洗礼を授ける前に聖書の何を伝えるべきか

鈴木 崇巨隠退牧師

私が関係してきた教会では、数か月から半年、礼拝に出席している求道者に、牧師が「ぼちぼち洗礼を受けませんか」と尋ね、「はい」と答える人に洗礼を施し、会員にしていました。もちろん、洗礼式の前に、数回の準備講座をもっていました。私もそのようにしてクリスチャンになりました。しかし、その時点では、キリスト教のことや聖書のことをあまり知りませんでした。
私が24歳で伝道者になってから、「これではいけない。日本の求道者に聖書の福音を伝えるためには、もっと伝道のことを知らなければならない」と思い、29歳の時に米国へ留学しました。そこで、聖書の伝道の基礎論を学びました。そして、神が世界を創造されたというところに、そもそもの伝道の基礎があるのだということを学びました。また、私たちが伝道するのは、イエス様が最後に「あらゆる国の人々を弟子としなさい」(マタイ28・19)という実践的な「命令」を出されたからです。考えてみれば当たり前のことを学んだのですが、なぜか私には新鮮なことのように映りました。
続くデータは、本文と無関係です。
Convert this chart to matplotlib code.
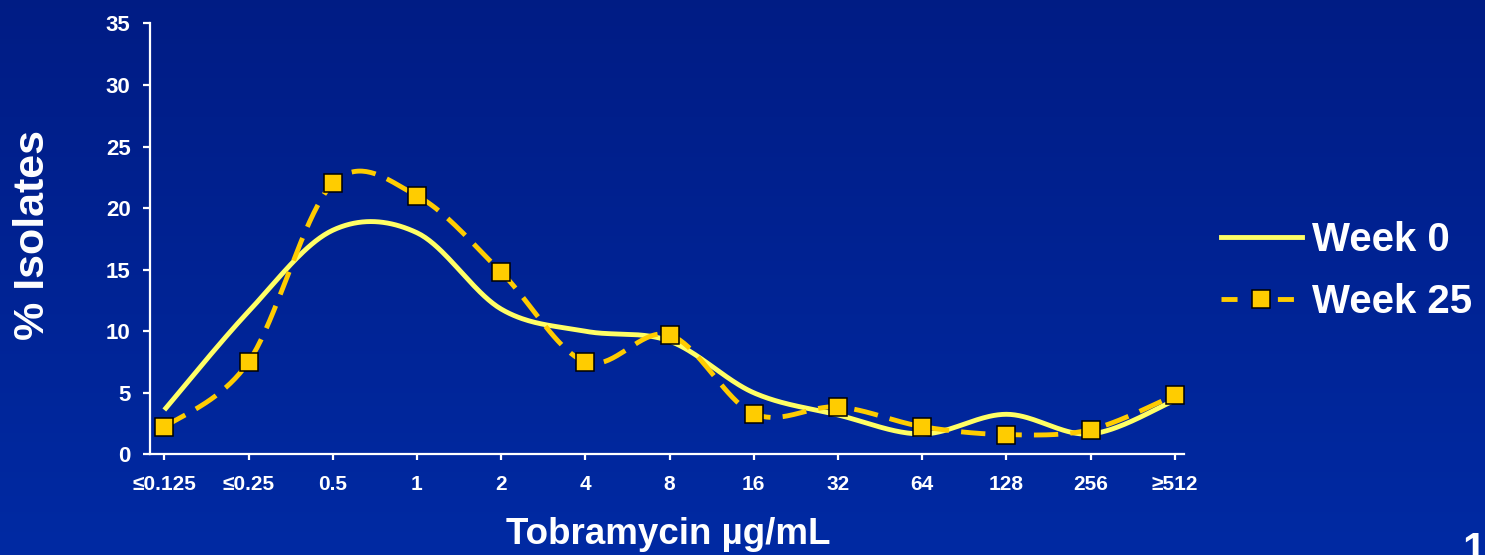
import numpy as np
import matplotlib
matplotlib.use("Agg")
import matplotlib.pyplot as plt
from matplotlib.lines import Line2D

plt.rcParams["font.family"] = ["Liberation Sans", "DejaVu Sans"]
plt.rcParams["font.weight"] = "bold"

# MIC distribution of isolates (% of isolates per tobramycin concentration)
categories = ["≤0.125", "≤0.25", "0.5", "1", "2", "4", "8",
              "16", "32", "64", "128", "256", "≥512"]
week0 = [3.6, 11.6, 18.2, 18.0, 11.8, 10.0, 9.2, 5.0, 3.2, 1.65, 3.25, 1.65, 4.4]
week25 = [2.2, 7.5, 22.0, 21.0, 14.8, 7.5, 9.7, 3.3, 3.85, 2.25, 1.6, 2.0, 4.8]
yticks = [0, 5, 10, 15, 20, 25, 30, 35]


def smooth(xs, ys, n=40):
    """Catmull-Rom style smoothed line through the points (Bezier segments)."""
    pts = np.column_stack([xs, ys]).astype(float)
    out = []
    m = len(pts)
    for i in range(m - 1):
        p0 = pts[max(i - 1, 0)]
        p1 = pts[i]
        p2 = pts[i + 1]
        p3 = pts[min(i + 2, m - 1)]
        c1 = p1 + (p2 - p0) / 6.0
        c2 = p2 - (p3 - p1) / 6.0
        t = np.linspace(0, 1, n, endpoint=(i == m - 2))[:, None]
        seg = ((1 - t) ** 3) * p1 + 3 * ((1 - t) ** 2) * t * c1 \
            + 3 * (1 - t) * t ** 2 * c2 + t ** 3 * p2
        out.append(seg)
    out = np.vstack(out)
    return out[:, 0], out[:, 1]


fig = plt.figure(figsize=(14.85, 5.55), dpi=100)

# blue gradient backdrop
bg = fig.add_axes([0, 0, 1, 1], zorder=-10)
top = np.array([0.0, 0.11, 0.52])
bottom = np.array([0.0, 0.165, 0.64])
g = np.linspace(0, 1, 256)[:, None, None]
grad = top * (1 - g) + bottom * g
grad = np.repeat(grad, 4, axis=1)
bg.imshow(grad, aspect="auto", extent=[0, 1, 0, 1], origin="upper")
bg.set_axis_off()

ax = fig.add_axes([0.10101, 0.18144, 0.6963, 0.7763])
ax.patch.set_alpha(0)

x = np.arange(len(categories))
sx0, sy0 = smooth(x, week0)
sx25, sy25 = smooth(x, week25)

solid_color = "#FFFF66"
dash_color = "#FFCC00"
lw = 3.5

ax.plot(sx0, sy0, color=solid_color, lw=lw, solid_capstyle="butt", zorder=3)
ax.plot(sx25, sy25, color=dash_color, lw=lw, dashes=(5.0, 2.5),
        dash_capstyle="butt", zorder=4)
ax.plot(x, week25, linestyle="none", marker="s", markersize=12.5,
        markerfacecolor=dash_color, markeredgecolor="black",
        markeredgewidth=1.1, zorder=5)

ax.set_xlim(-0.17, 12.11)
ax.set_ylim(0, 35)
ax.set_xticks(x)
ax.set_xticklabels(categories)
ax.set_yticks(yticks)

for s in ["top", "right"]:
    ax.spines[s].set_visible(False)
for s in ["left", "bottom"]:
    ax.spines[s].set_color("white")
    ax.spines[s].set_linewidth(1.6)

ax.tick_params(axis="y", colors="white", length=5, width=1.6, pad=9,
               labelsize=16)
ax.tick_params(axis="x", colors="white", length=4, width=1.6, pad=11,
               labelsize=15)
for lab in ax.get_xticklabels() + ax.get_yticklabels():
    lab.set_fontweight("bold")
    lab.set_color("white")

fig.text(33 / 1485, 1 - 235 / 555, "% Isolates", rotation=90, color="white",
         fontsize=31, fontweight="bold", ha="center", va="center")
fig.text(668 / 1485, 1 - 535 / 555, "Tobramycin µg/mL", color="white",
         fontsize=26.5, fontweight="bold", ha="center", va="center")
fig.text(1462 / 1485, 1 - 531 / 555, "1", color="white",
         fontsize=30, fontweight="bold", ha="left", va="top")

handles = [
    Line2D([], [], color=solid_color, lw=lw),
    Line2D([], [], color=dash_color, lw=lw, dashes=(3.3, 8.3),
           marker="s", markersize=12.5, markerfacecolor=dash_color,
           markeredgecolor="black", markeredgewidth=1.1),
]
leg = ax.legend(handles, ["Week 0", "Week 25"], loc="center left",
                bbox_to_anchor=(1221 / 1485, 1 - 271 / 555),
                bbox_transform=fig.transFigure, frameon=False,
                prop={"size": 29, "weight": "bold"}, handlelength=2.0,
                handletextpad=0.25, labelspacing=0.6, borderpad=0,
                borderaxespad=0)
for t in leg.get_texts():
    t.set_color("white")

fig.savefig("out.png", dpi=100)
その後、私はビリー・グラハム伝道協会で8か月間、アトランタ大会の開催に関する一部始終を学びました。わずか数日の伝道集会のために約1年をかけて準備をするのです。それは想像を絶する緻密な準備でした。私たちは日本の教会の伝道集会のために十分な準備をしているでしょうか。また、私は特に求道者に伝えるべき「四つの法則」を学びました。わずか数ページの小さな紙きれのようなものですが、その奥には米国の西部開拓史で培われた伝道の、血のにじむような蓄積の全てが含まれていることを知りました。
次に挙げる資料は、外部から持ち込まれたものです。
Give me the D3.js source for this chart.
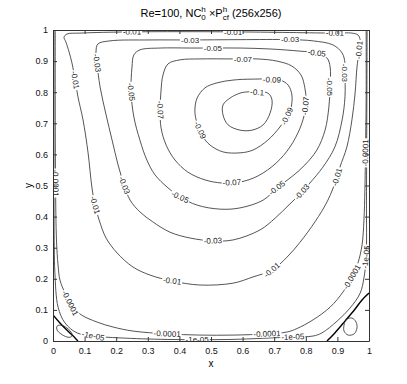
<!DOCTYPE html>
<html><head><meta charset="utf-8">
<script src="https://cdn.jsdelivr.net/npm/d3@7"></script>
<style>body{margin:0;background:#fff} text{font-family:"Liberation Sans",Arial,sans-serif;white-space:pre}</style>
</head><body><svg id="c" width="407" height="384"></svg>
<script>
// ---------- data ----------
const xTickValues = [0,0.1,0.2,0.3,0.4,0.5,0.6,0.7,0.8,0.9,1];
const xTickLabels = ["0","0.1","0.2","0.3","0.4","0.5","0.6","0.7","0.8","0.9","1"];
const yTickValues = [0,0.1,0.2,0.3,0.4,0.5,0.6,0.7,0.8,0.9,1];
const yTickLabels = ["0","0.1","0.2","0.3","0.4","0.5","0.6","0.7","0.8","0.9","1"];

// contour lines of the stream function (x, y)
const cM010 = [[0.680,0.797],[0.693,0.775],[0.687,0.733],[0.665,0.695],[0.630,0.678],[0.592,0.678],[0.554,0.695],[0.538,0.727],[0.538,0.759],[0.560,0.781],[0.592,0.797],[0.617,0.801]];
const cM009 = [[0.630,0.842],[0.718,0.839],[0.744,0.823],[0.756,0.791],[0.753,0.749],[0.741,0.723],[0.718,0.688],[0.680,0.646],[0.633,0.614],[0.592,0.605],[0.538,0.608],[0.497,0.630],[0.475,0.656],[0.465,0.678],[0.453,0.711],[0.449,0.743],[0.456,0.781],[0.481,0.814],[0.519,0.830],[0.570,0.839]];
const cM007 = [[0.570,0.907],[0.646,0.907],[0.709,0.900],[0.756,0.884],[0.785,0.855],[0.797,0.814],[0.801,0.775],[0.797,0.736],[0.782,0.685],[0.750,0.624],[0.706,0.572],[0.649,0.531],[0.592,0.511],[0.535,0.508],[0.481,0.518],[0.427,0.543],[0.386,0.582],[0.358,0.630],[0.342,0.685],[0.339,0.743],[0.342,0.807],[0.348,0.855],[0.364,0.891],[0.402,0.904],[0.465,0.907]];
const cM005 = [[0.275,0.936],[0.339,0.942],[0.434,0.942],[0.506,0.942],[0.592,0.942],[0.687,0.939],[0.782,0.932],[0.835,0.926],[0.867,0.910],[0.877,0.881],[0.877,0.817],[0.873,0.752],[0.861,0.678],[0.835,0.614],[0.797,0.566],[0.759,0.531],[0.709,0.492],[0.665,0.453],[0.592,0.428],[0.528,0.424],[0.456,0.437],[0.402,0.463],[0.361,0.495],[0.323,0.534],[0.297,0.582],[0.275,0.646],[0.256,0.720],[0.247,0.801],[0.250,0.881],[0.256,0.920]];
const cM003 = [[0.142,0.955],[0.180,0.965],[0.307,0.968],[0.434,0.968],[0.592,0.969],[0.750,0.969],[0.823,0.965],[0.886,0.952],[0.915,0.926],[0.924,0.894],[0.924,0.862],[0.924,0.785],[0.915,0.711],[0.892,0.624],[0.854,0.559],[0.813,0.508],[0.788,0.479],[0.750,0.441],[0.703,0.395],[0.655,0.357],[0.570,0.325],[0.506,0.322],[0.434,0.331],[0.370,0.350],[0.316,0.383],[0.275,0.415],[0.244,0.453],[0.225,0.502],[0.206,0.566],[0.187,0.646],[0.168,0.727],[0.149,0.817],[0.139,0.894],[0.136,0.929]];
const cM001 = [[0.035,0.977],[0.044,0.987],[0.085,0.990],[0.250,0.994],[0.570,0.994],[0.892,0.990],[0.946,0.990],[0.965,0.984],[0.972,0.968],[0.968,0.926],[0.962,0.881],[0.956,0.797],[0.946,0.711],[0.930,0.624],[0.908,0.559],[0.899,0.527],[0.870,0.453],[0.829,0.383],[0.782,0.318],[0.741,0.270],[0.693,0.228],[0.633,0.206],[0.570,0.186],[0.465,0.180],[0.377,0.193],[0.307,0.212],[0.253,0.238],[0.203,0.283],[0.168,0.331],[0.146,0.389],[0.133,0.437],[0.123,0.495],[0.111,0.605],[0.095,0.711],[0.079,0.785],[0.070,0.839],[0.060,0.894],[0.051,0.929],[0.041,0.961]];
const cM00001 = [[0.007,0.997],[0.007,0.775],[0.008,0.508],[0.011,0.325],[0.016,0.244],[0.022,0.196],[0.038,0.154],[0.054,0.122],[0.085,0.087],[0.139,0.061],[0.190,0.045],[0.253,0.032],[0.361,0.023],[0.465,0.019],[0.570,0.019],[0.677,0.023],[0.741,0.029],[0.772,0.040],[0.823,0.068],[0.877,0.109],[0.918,0.158],[0.946,0.206],[0.965,0.251],[0.978,0.309],[0.984,0.389],[0.987,0.486],[0.989,0.614],[0.991,0.775],[0.991,0.997]];
const cM1e5 = [[0.003,0.997],[0.003,0.500],[0.004,0.300],[0.006,0.219],[0.016,0.109],[0.038,0.058],[0.076,0.026],[0.127,0.016],[0.212,0.010],[0.361,0.005],[0.560,0.005],[0.759,0.013],[0.823,0.016],[0.851,0.026],[0.899,0.064],[0.940,0.106],[0.972,0.154],[0.984,0.203],[0.991,0.270],[0.992,0.453],[0.994,0.997]];
const cZeroLeft = [[0.000,0.084],[0.022,0.058],[0.047,0.032],[0.070,0.010],[0.079,0.000]];
const cZeroRight = [[0.867,0.000],[0.892,0.026],[0.924,0.064],[0.956,0.103],[0.978,0.132],[1.000,0.154]];
const cEddyLeft = [[0.013,0.048],[0.025,0.051],[0.044,0.042],[0.060,0.023],[0.057,0.013],[0.044,0.013],[0.025,0.023],[0.013,0.035]];
const cEddyRight = [[0.927,0.068],[0.946,0.074],[0.959,0.061],[0.962,0.042],[0.953,0.023],[0.934,0.019],[0.921,0.032],[0.921,0.051]];

// label anchors (x, y) per level
const lbM010 = [[0.646,0.799]];
const lbM009 = [[0.693,0.842],[0.741,0.723],[0.465,0.678]];
const lbM007 = [[0.601,0.907],[0.801,0.756],[0.339,0.743],[0.566,0.508]];
const lbM005 = [[0.506,0.942],[0.835,0.929],[0.877,0.817],[0.247,0.801],[0.402,0.463],[0.709,0.492]];
const lbM003 = [[0.434,0.968],[0.750,0.971],[0.924,0.862],[0.788,0.479],[0.506,0.322],[0.228,0.502],[0.139,0.894]];
const lbM001 = [[0.250,0.994],[0.570,0.994],[0.892,0.990],[0.968,0.936],[0.899,0.527],[0.693,0.228],[0.377,0.193],[0.133,0.437],[0.070,0.839]];
const lbM00001 = [[0.007,0.508],[0.987,0.605],[0.054,0.122],[0.361,0.019],[0.677,0.023],[0.946,0.206]];
const lbM1e5 = [[0.127,0.016],[0.456,0.005],[0.759,0.013],[0.991,0.270]];

const titleParts = {main1:"Re=100, NC", sup1:"h", sub1:"0", main2:"\u00a0\u00d7P", sup2:"h", sub2:"cf", main3:"\u00a0(256x256)"};

// ---------- build ----------
const contours = [
  {level:-0.1, text:"-0.1", pts:cM010, closed:true, labels:lbM010},
  {level:-0.09, text:"-0.09", pts:cM009, closed:true, labels:lbM009},
  {level:-0.07, text:"-0.07", pts:cM007, closed:true, labels:lbM007},
  {level:-0.05, text:"-0.05", pts:cM005, closed:true, labels:lbM005},
  {level:-0.03, text:"-0.03", pts:cM003, closed:true, labels:lbM003},
  {level:-0.01, text:"-0.01", pts:cM001, closed:true, labels:lbM001},
  {level:-0.0001, text:"-0.0001", pts:cM00001, closed:false, labels:lbM00001},
  {level:-1e-5, text:"-1e-05", pts:cM1e5, closed:false, labels:lbM1e5},
  {level:0, text:"0", pts:cZeroLeft, closed:false, labels:[], thick:true},
  {level:0, text:"0", pts:cZeroRight, closed:false, labels:[], thick:true},
  {level:1e-6, text:"1e-06", pts:cEddyLeft, closed:true, labels:[]},
  {level:1e-6, text:"1e-06", pts:cEddyRight, closed:true, labels:[]}
];

const svg = d3.select("#c");
const W = 407, H = 384;
const m = {l:53, r:38, t:30, b:43};
const x = d3.scaleLinear().domain([0,1]).range([m.l, W-m.r]);
const y = d3.scaleLinear().domain([0,1]).range([H-m.b, m.t]);

svg.append("defs").append("clipPath").attr("id","clip")
  .append("rect").attr("x",x(0)).attr("y",y(1)).attr("width",x(1)-x(0)).attr("height",y(0)-y(1));

const g = svg.append("g").attr("clip-path","url(#clip)");
const lineOpen = d3.line().x(d=>x(d[0])).y(d=>y(d[1])).curve(d3.curveCatmullRom.alpha(0.5));
const lineClosed = d3.line().x(d=>x(d[0])).y(d=>y(d[1])).curve(d3.curveCatmullRomClosed.alpha(0.5));

contours.forEach(c=>{
  g.append("path").attr("d",(c.closed?lineClosed:lineOpen)(c.pts))
    .attr("fill","none").attr("stroke", c.thick?"#000":"#2a2a2a")
    .attr("stroke-width", c.thick?1.4:0.8);
});

// labels snapped to their contour, rotated along it
function project(pts, closed, px, py){
  const P = pts.map(p=>[x(p[0]),y(p[1])]);
  if(closed) P.push(P[0]);
  let best={d:1e9};
  for(let i=0;i<P.length-1;i++){
    const [ax,ay]=P[i],[bx,by]=P[i+1];
    const dx=bx-ax, dy=by-ay, L=dx*dx+dy*dy;
    let t=L?((px-ax)*dx+(py-ay)*dy)/L:0; t=Math.max(0,Math.min(1,t));
    const qx=ax+t*dx, qy=ay+t*dy, d=(qx-px)**2+(qy-py)**2;
    if(d<best.d) best={d, qx, qy, ang:Math.atan2(dy,dx)*180/Math.PI};
  }
  let a=best.ang; if(a>90) a-=180; if(a<-90) a+=180;
  best.ang=a; return best;
}
const lg = svg.append("g").attr("clip-path","url(#clip)");
contours.forEach(c=>{
  c.labels.forEach(l=>{
    const p = project(c.pts, c.closed, x(l[0]), y(l[1]));
    const gg = lg.append("g").attr("transform",`translate(${p.qx},${p.qy}) rotate(${p.ang})`);
    const r = gg.append("rect").attr("fill","#fff");
    const t = gg.append("text").text(c.text).attr("font-size",8).attr("fill","#222")
      .attr("text-anchor","middle").attr("dy","0.33em");
    const w = t.node().getComputedTextLength();
    r.attr("x",-w/2-1).attr("y",-3.5).attr("width",w+2).attr("height",7);
  });
});

// axes
const fmtX = (d,i)=>xTickLabels[i];
const fmtY = (d,i)=>yTickLabels[i];
const axB = svg.append("g").attr("transform",`translate(0,${y(0)})`)
  .call(d3.axisBottom(x).tickValues(xTickValues).tickFormat(fmtX).tickSizeInner(-4).tickSizeOuter(0).tickPadding(7));
const axL = svg.append("g").attr("transform",`translate(${x(0)},0)`)
  .call(d3.axisLeft(y).tickValues(yTickValues).tickFormat(fmtY).tickSizeInner(-4).tickSizeOuter(0).tickPadding(5));
const axT = svg.append("g").attr("transform",`translate(0,${y(1)})`)
  .call(d3.axisTop(x).tickValues(xTickValues).tickFormat("").tickSizeInner(-4).tickSizeOuter(0));
const axR = svg.append("g").attr("transform",`translate(${x(1)},0)`)
  .call(d3.axisRight(y).tickValues(yTickValues).tickFormat("").tickSizeInner(-4).tickSizeOuter(0));
[axB,axL,axT,axR].forEach(a=>{
  a.selectAll("path.domain").attr("stroke","#333").attr("stroke-width",1);
  a.selectAll(".tick line").attr("stroke","#333");
  a.selectAll("text").attr("font-size",9).attr("fill","#111").attr("font-family","Liberation Sans, Arial, sans-serif");
});

svg.append("text").attr("x",(x(0)+x(1))/2).attr("y",367).attr("text-anchor","middle")
  .attr("font-size",10).text("x");
svg.append("text").attr("transform",`translate(32,${(y(0)+y(1))/2}) rotate(-90)`).attr("text-anchor","middle")
  .attr("font-size",10).text("y");

// title with stacked super/subscripts
const tg = svg.append("g");
const base = 17, fs = 11, fsS = 8;
let cx = 0;
function piece(txt, size, dy){
  const t = tg.append("text").attr("x",cx).attr("y",base+dy).attr("font-size",size).text(txt);
  return t.node().getComputedTextLength();
}
cx += piece(titleParts.main1, fs, 0);
let w1 = piece(titleParts.sup1, fsS, -5), w2 = piece(titleParts.sub1, fsS, 3);
cx += Math.max(w1,w2);
cx += piece(titleParts.main2, fs, 0);
w1 = piece(titleParts.sup2, fsS, -5); w2 = piece(titleParts.sub2, fsS, 3);
cx += Math.max(w1,w2);
cx += piece(titleParts.main3, fs, 0);
tg.attr("transform",`translate(${(x(0)+x(1))/2 - cx/2},0)`);
</script></body></html>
その後、私は「日本の求道者に何を伝えてから洗礼を授けるべきか」の研究をしました。それは私の博士論文のテーマになりました。そこには、求道者に教えるべき内容として、聖書の構成とか十字架の5つの意味などを挙げました。
ところで、日本には「求道者」(シーカー)という言葉があるのですが、欧米では使わないのですね。「教会に行っていない人」とか「聖書のことを知らない人」などと言うだけです。日本という国は儒教の影響を受けているために「求道者」という言葉があるのです。欧米の伝道と日本の伝道は、全く違うところと、全く同じところがあるべきです。違うところは伝道の方法です。同じところは「何を伝えるのか」というところです。
私は日本に帰ってから、教会に仕え、伝道しながら、いくつかの点を私の求道者伝道のテキストに加えて自分なりの伝道をしてきました。それを元に、72歳で引退してから『求道者伝道テキスト』(地引網出版、825円)を出版しました。この手の本は安いからでしょうか、あるいは低く見られるからでしょうか、出版社は出すことをためらいます。しかし、現在までに約1万冊発行されています。また、『一年で聖書を読破する。』『小学生のための聖書がまるごとわかる本』(共にいのちのことば社)を出版し、数年前に発行した前者はロングセラーになっています。求道者だけでなく信者になってからも、もっともっと聖書の信仰を深く理解してほしい、という思いもこめています。